Can't address their grass trimmer, but my luck w/ Poulan chainsaws has been somewhere between a wreck and a disaster. I would check for a pinched fuel line, or other fuel system restriction or blockage, try a different batch of fuel, different spark plug before consulting the 2cycle engine goddess. FWIW, I will only buy Stihl 2 cycle tools, (1) They work and (2) Great dealer/ service close to me.


----------



## Raptured (Jan 3, 2013)

I checked all fuel lines, ok. I tried fresh fuel, ok. I checked the plug, ok. It still won't run, starts hard! After an hr this morning, gave up. Went to HD and got a new Ryobi head, my attachments fit it. It was $80 but better than the curved shaft Homelite for $70. My neighbor has been using Ryobi for yrs, we'll see! I may buy a new plug just to try 1 more thing. And I still have about another month warranty on it, but the repair shop could hold it hostage for weeks being they are so busy. I am also going to use a fuel stabilized this round because of the problems with the ethanol fuel, it seems to be a major prob in small engines!


----------



## jm423 (Sep 18, 2011)

By all means Fuel Stabilizer. Sta-Bil Marine or SeaFoam are two of the better ones. Add it at the pump while filling your can. I try to catch the last bit of fuel in a container so I can se any water before I commit it to an engines tank. Good luck w/ your new venture.


----------



## mas360 (Nov 21, 2006)

I had similar experience with a Poulan gas trimmer over 15 years ago...before Ethanol was mandatory. Bought a Homelite after that. It last for two years and I could not start it the third summer.

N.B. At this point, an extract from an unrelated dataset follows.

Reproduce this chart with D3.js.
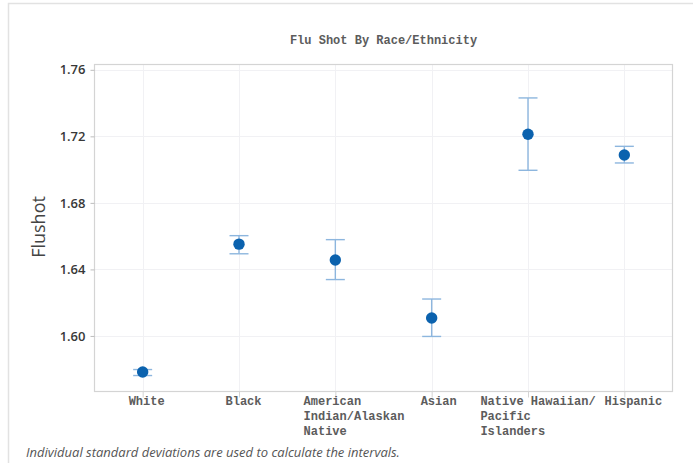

I tried Ryobi and it was about same as Homelite. Finally I bit the bullet and got an Echo as I noticed that was the most popular among people who do yard work for a living. It's been over five years and it is still working good.


----------



## redfish494 (Oct 30, 2005)

With all small motors, trimmers, outboards, lawnmowers, etc. use unleaded gas, no ethnoal.


----------



## Gottagofishin (Dec 17, 2005)

+1 on Stihl. They cost a little more but last a whole lot longer than the others.


----------



## Raptured (Jan 3, 2013)

Droped it off for warranty repair ... Long story short, not covered and coil is bad! This is second unit, identical machine and both had the same issue. I authorized the repair and hope it will last more than 20 hrs of use this round! I believe I may follow the advise above, stick some money in a sock and save for an Echo... Thanks!


----------



## Raptured (Jan 3, 2013)

I forgot to add, maybe a Stihl.... Might need 2 socks full of money for this one. LOL ... Thanks, again for the input!


----------



## speckle-catcher (May 20, 2004)

I wouldn't own a "Pull-on" anything, even if it was given to me.


----------



## FISHINFOOL87 (Jun 21, 2010)

Don't buy cheap products buy a Stihl or an Echo! Just my opinion.....


----------